7 of 347 comments (clear)

  1. Re:a little short?? by cras · · Score: 5, Informative
    It does look like a good start, add a few more chapters and you will be halfway there...

    Sorry, but I think this is about all I have to say. Secure Programming HOWTO should take care of the rest.

  2. stack allocation?? by hanwen · · Score: 5, Informative
    (yawn)

    it starts off with denouncing GC as oldfashioned, and then proceeds to tout stack-based allocation, which has been available for ages as the alloca() function (which also has portability problems.)

    imho, you should use the Boehm Garbage collector, unless you have code that must be guaranteed to be free of space leaks.

    --

    Han-Wen Nienhuys -- LilyPond

  3. strncat/strncpy are *NOT* intuitive by Alejo · · Score: 4, Informative

    Did you really read the strncpy and strncat manpages?
    To both zero-terminate and check for truncation is arcane, that's why the OpenBSD ppl made strlcat and strlcpy in the first place.
    There are already other secure programming faqs, though AFAIR, they suck too. If I were you, I'd put a HUGE disclaimer to take this page as work-in-progress.
    (before flaming, write down the correct code to check for truncation for both funcs)

  4. C++ can do this, and it'll look cleaner by ademko · · Score: 4, Informative

    First off, C++ objects can force the use of all data access through assert()-filled methods, then in optimized mode can be inlined and thus reduced to their C equivalents.

    Second, destructors in C++ guarantee clean up of objects, regardless of how you leave scope (natural, return, exception, etc).

    Finally, you couple destructors and reference counting auto-pointers, and you have yourself a very nice allocation API that's as easy as Java, but without the performance or unnatural destruction logistics.

  5. reference counting by ttfkam · · Score: 4, Informative

    The main problems with it versus broader garbage collection schemes are circular references and overhead.

    If two (or more) objects have a reference to one another, the count can never reach zero even if nothing in the main logic points to those objects anymore.

    Also, every time an object gains or loses a reference, a check for a count of zero is made. In fuller garbage collection setups, periodic checks are made to all of the objects in a low-priority thread. In some cases, memory usage can be higher, but performance is also higher sometimes and it can handle circular references.

    Both are better than repeated use of malloc/free and new/delete though.

    --

    C also muddies this concept because there are no objects in C.

    --

    - I don't need to go outside, my CRT tan'll do me just fine.
  6. scanf and friends by usrerco · · Score: 5, Informative
    No such document should be without mention of scanf(3) misuse, and gets(3) use at all.

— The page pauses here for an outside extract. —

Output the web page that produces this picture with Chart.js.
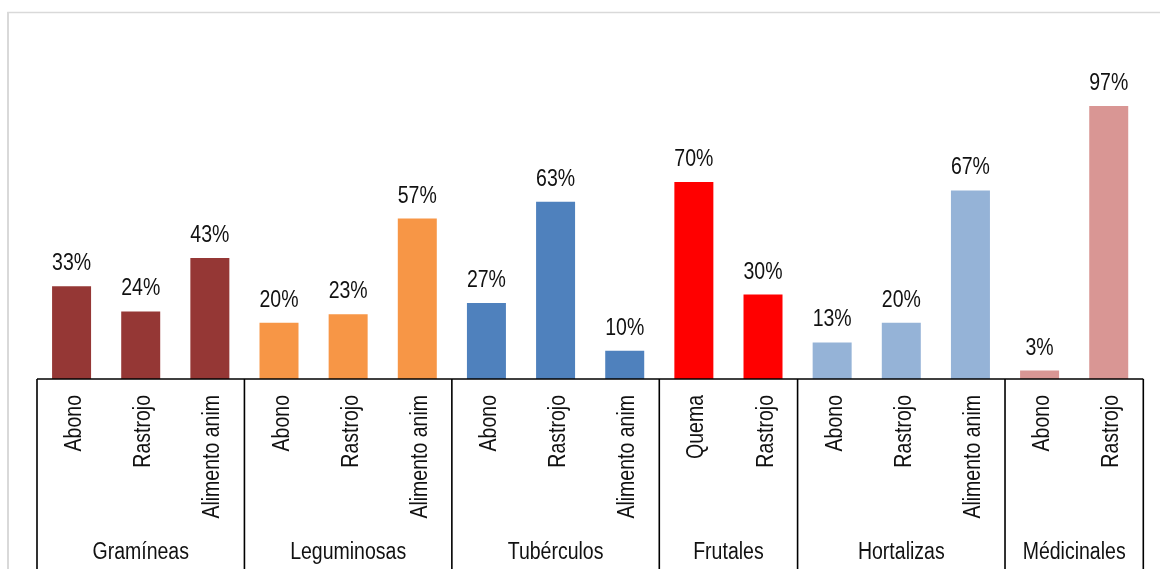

    Regarding scanf(3), many people don't realize this is Bad:

    • char cmd[80], arg[80];
      scanf("%s %s", cmd, arg); // BAD

    This is Good:

    • char cmd[80], arg[80];
      scanf("%79s %79s", cmd, arg); // GOOD

    This prevents a buffer overrun if a word contains 80 or more consecutive non-white characters.

    Ditto for sscanf(3) and fscanf(3). Never forget the N+1 when declaring the arrays (eg. char s[80] vs %79s) to leave room for the NULL.

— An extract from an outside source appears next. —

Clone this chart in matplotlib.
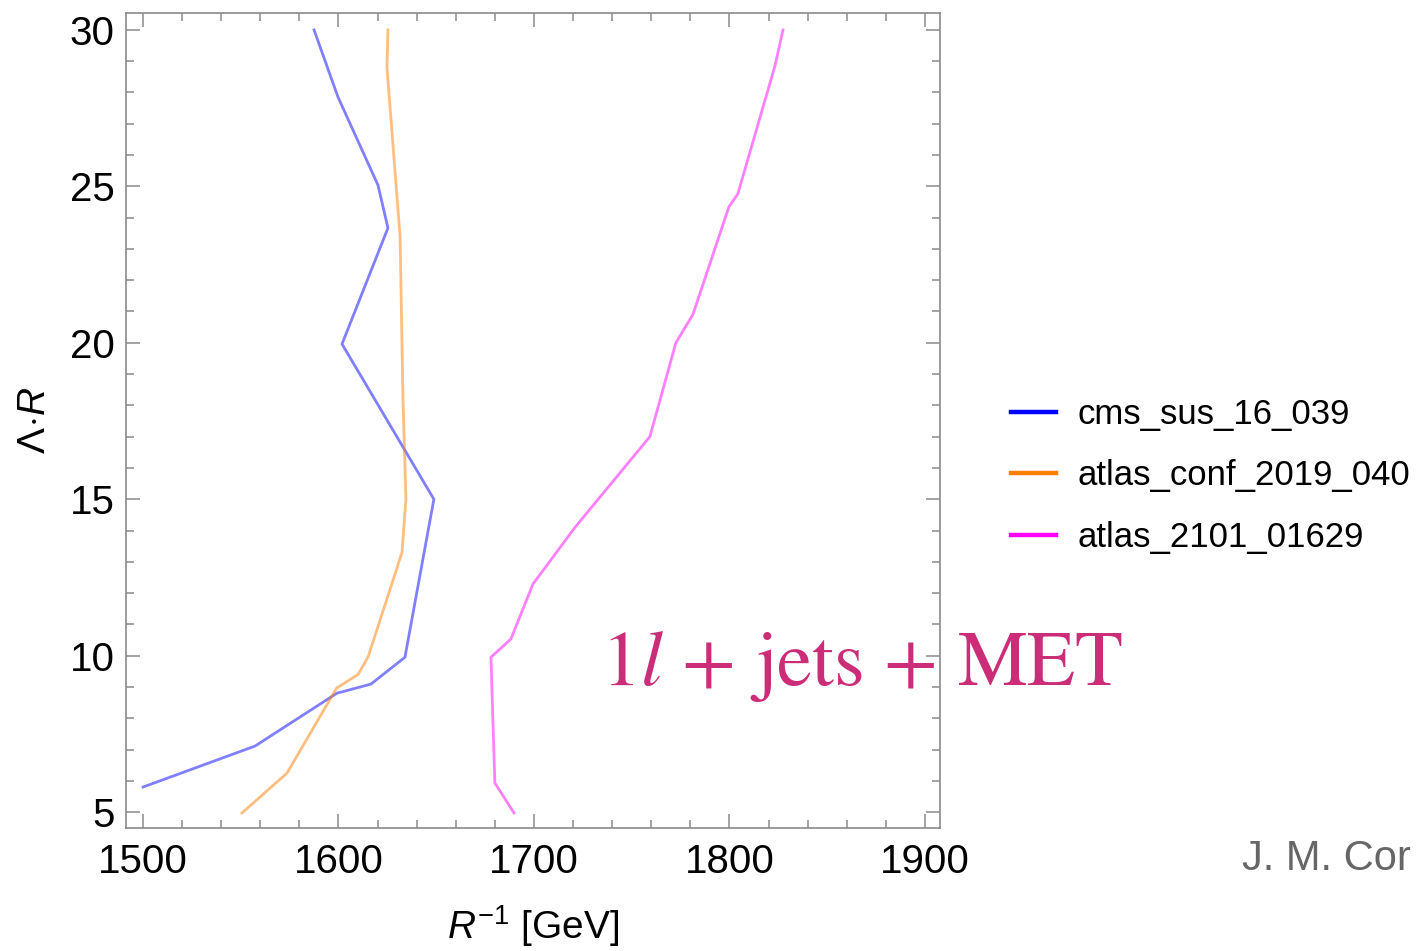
import matplotlib
matplotlib.use("Agg")
import matplotlib.pyplot as plt
from matplotlib.lines import Line2D
from matplotlib.ticker import MultipleLocator

plt.rcParams['font.family'] = ['Liberation Sans', 'DejaVu Sans']
plt.rcParams['mathtext.fontset'] = 'custom'
plt.rcParams['mathtext.rm'] = 'Liberation Sans'
plt.rcParams['mathtext.it'] = 'Liberation Sans:italic'

# exclusion contours: R^-1 [GeV] vs Lambda*R
cms_x = [1587.5, 1599.7, 1620.2, 1625.3, 1601.8, 1648.8, 1634.0, 1616.6, 1599.2, 1557.3, 1500.0]
cms_y = [30.0, 27.86, 25.04, 23.67, 19.96, 15.0, 9.95, 9.09, 8.8, 7.11, 5.8]

conf_x = [1625.3, 1624.8, 1631.5, 1633.0, 1634.5, 1632.5, 1615.1, 1610.0, 1599.0, 1573.7, 1550.6]
conf_y = [30.0, 28.8, 23.4, 18.2, 15.0, 13.3, 9.95, 9.4, 8.96, 6.25, 4.97]

a21_x = [1827.4, 1823.3, 1804.3, 1799.7, 1781.3, 1772.6, 1759.3, 1721.0, 1699.5, 1688.2, 1678.0, 1680.0, 1689.8]
a21_y = [30.0, 28.85, 24.76, 24.34, 20.9, 20.0, 17.0, 14.1, 12.29, 10.53, 9.95, 5.93, 4.97]

names = ['cms_sus_16_039', 'atlas_conf_2019_040', 'atlas_2101_01629']
colors = ['#0000ff', '#ff7f00', '#ff00ff']

fig = plt.figure(figsize=(14.16, 9.51), dpi=100)
ax = fig.add_axes([0.089, 0.1293, 0.5748, 0.857])

for xs, ys, c in zip([cms_x, conf_x, a21_x], [cms_y, conf_y, a21_y], colors):
    ax.plot(xs, ys, color=c, alpha=0.5, lw=2.0)

ax.set_xlim(1491.3, 1907.7)
ax.set_ylim(4.49, 30.54)
ax.xaxis.set_major_locator(MultipleLocator(100))
ax.xaxis.set_minor_locator(MultipleLocator(20))
ax.yaxis.set_major_locator(MultipleLocator(5))
ax.yaxis.set_minor_locator(MultipleLocator(1))

for s in ax.spines.values():
    s.set_color('#8a8a8a')
    s.set_linewidth(1.2)
ax.tick_params(which='both', direction='in', top=True, right=True,
               color='#8a8a8a', labelsize=29, width=1.1)
ax.tick_params(axis='x', pad=11)
ax.tick_params(axis='y', pad=8)
ax.tick_params(which='major', length=10)
ax.tick_params(which='minor', length=6)

ax.set_xlabel(r'$R^{-1}$ [GeV]', fontsize=28, labelpad=16)
ax.set_ylabel(r'$\Lambda\!\cdot\!R$', fontsize=28, labelpad=12)

handles = [Line2D([], [], color=c, lw=3.2) for c in colors]
fig.legend(handles, names, loc='center left', bbox_to_anchor=(0.692, 0.4995),
           frameon=False, fontsize=25, handlelength=1.3, handletextpad=0.6,
           labelspacing=0.82)

fig.text(0.4245, 0.2797, r'1$l$ + jets + MET', fontsize=56.5, fontfamily='STIXGeneral',
         color='#cc2d78', math_fontfamily='stix', ha='left', va='baseline')

fig.text(0.877, 0.085, 'J. M. Cor', fontsize=30, color='#666666', ha='left', va='baseline')

fig.savefig('out.png', dpi=100)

    Here's a good command to run on all your .c files to find such problems:

    • egrep 'scanf(.*%s' *.c

    ..any lines that match are a potential problem.

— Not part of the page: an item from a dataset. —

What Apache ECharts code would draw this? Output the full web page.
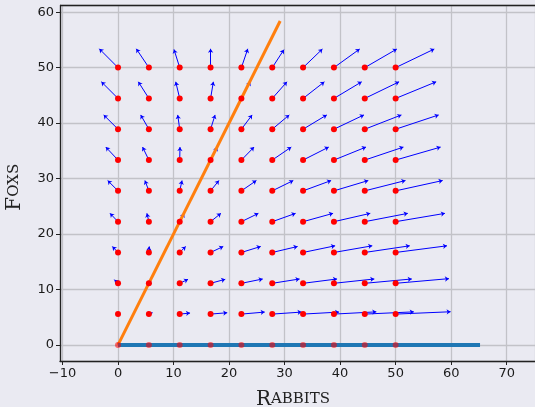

    And in a document like this, *definitely* point out the whole gets(3) problem; the granddaddy of them all. Never use gets(3), period. Use fgets(3) instead.

    The gets(3) interface is inherently insecure; a problem waiting to happen by its mere existence. Any code that uses it is broken.

    There are probably some others (someone mentioned strcpy) I'll try to post more if I think of them.

  7. I send you this post to have your advice by denshi · · Score: 5, Informative
    Prototyping in a higher-level language (c# is easy, java everyone knows) is a superb idea, provided you
    - can release the final product as interpreted, with slow execution speed
    - can afford the time to port all to C, in which case DO, this is an excellent way to make a watertight C program
    Sir! I wish to introduce to you to the strange new-fangled notion of compiled high-level languages! Yes, languages with higher-than-C-level abstractions have been sneakily producing native machine code for some time now. Some of the most popular are listed below:

    • O'Caml is a marvel of strongly typed object orientation, but you'd hardly know it from using it -- there are almost no C-style type declarations; as a ML child, O'Caml uses type inferencing to prove powerful assertions about program validity and improve programmer convenience. It's compiled! And if you watch the ICFP's, you might note that it consistently beats C compilers for speed of execution. '92, if I recall.
    • I never really bought OO, so S/ML is fine by me. Still compiled, since 1984.
    • And they both descend from ML, started in 1973.
    • Lisp was compiled in 59 or 62 (mccarthy or 1.5, chose your valid date). But then, I suppose it'd have to be compiled, since the notion of interpreted code hadn't been concieved of yet!
    • Erlang is the last, best, word in concurrent programming. If you want to write a high throughput, reliable threaded application, you shouldn't even think of the word 'C'. This broke out of its lab in '87, first compiler in '91.
    • Scheme is often thought of as a testbed for interpreted language concepts, but even it can be compiled, and with concepts such as continuations that can actually make a C programmer's head explode! Since 1982, commercial grade compilers have been available.
    • Even haskell is compiled, but as monadic programming is less than 10 years old, no one knows how to always write really fast code in it yet. Leave your number, we'll call you in 2034, right before you gear up to deal with your year 2038 rollover crisis.
    Welcome to the late 1970's! We look forward to your eventual arrival in the 80's and early 90's. Please enjoy your stay!

    ps. As modern coding is more about the manipulation of very complex structures, rather than how to say, walk a linked list; a higher level language, with native support for more complex constructs, has the potential for creating much faster applications than something on the level of C. The reason being is that the h/l compiler can reason about, and thus optimize over, larger components than the C compiler.